Re: KVM and Xen



On Sat, 30 Dec 2006 17:04:52 -0800
"Roopnarine, Peter" <proopnarine@xxxxxxxxxxxxxx> wrote:

I think that the question might actually be in reference to the new kernel
addition (Kernel Virtual Manager? I think). Apparently virtualization
capabilities will be built into the kernel. That's about all that I know, but
it sounds exciting.

Yep. KVM gets rid of the "hypervisor" that Xen has, just making the
hypervisor-like functions part of the Dom0 kernel (though no doubt
KVM will have it's own jargon, so it won't call it Dom0). However,
KVM (in current incarnation, anyway) doesn't support Xen's
"paravirtualization" concept - KVM will only work on newer computers
with hardware virtualization support (which is probably an OK restriction
since by the time the kernels with KVM support have stabalized, all new
computers will have the new instructions anyway).
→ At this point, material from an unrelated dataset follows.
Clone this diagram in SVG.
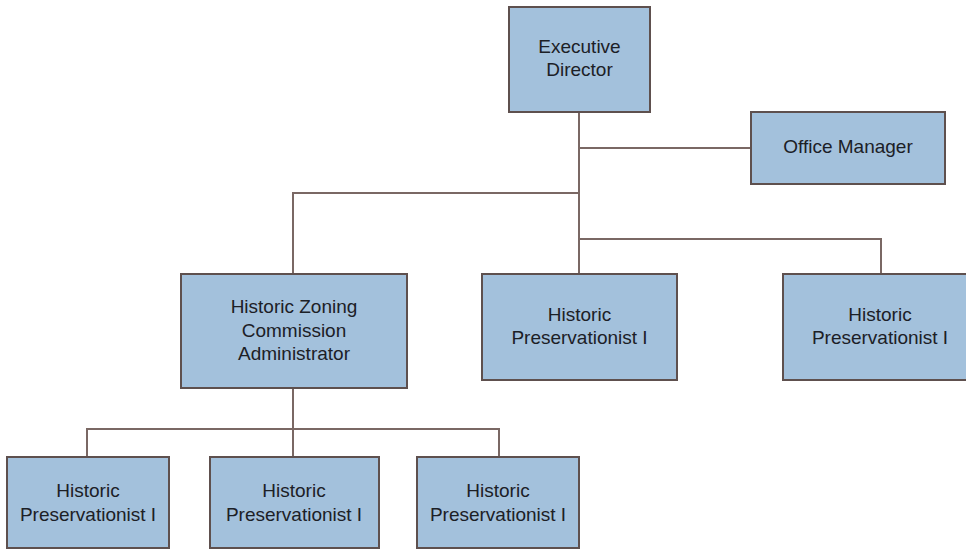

The big advantage I see to KVM is that nothing has to be "special"
about the Dom0 kernel - all the regular old device drivers work fine,
all the posts from people having problems with video drivers in the
Xen kernel disappear, power management works like always, so your
laptop with the Windows guest doesn't drain the battery
in 10 minutes, etc.

The biggest disadvantage will be easy for anyone with an older
computer to spot :-).

The second biggest disadvantage is the totally stupid acronym they
have adopted for it, making it virtually impossible to find any information
in a google search since all you get are hits on hardware switches.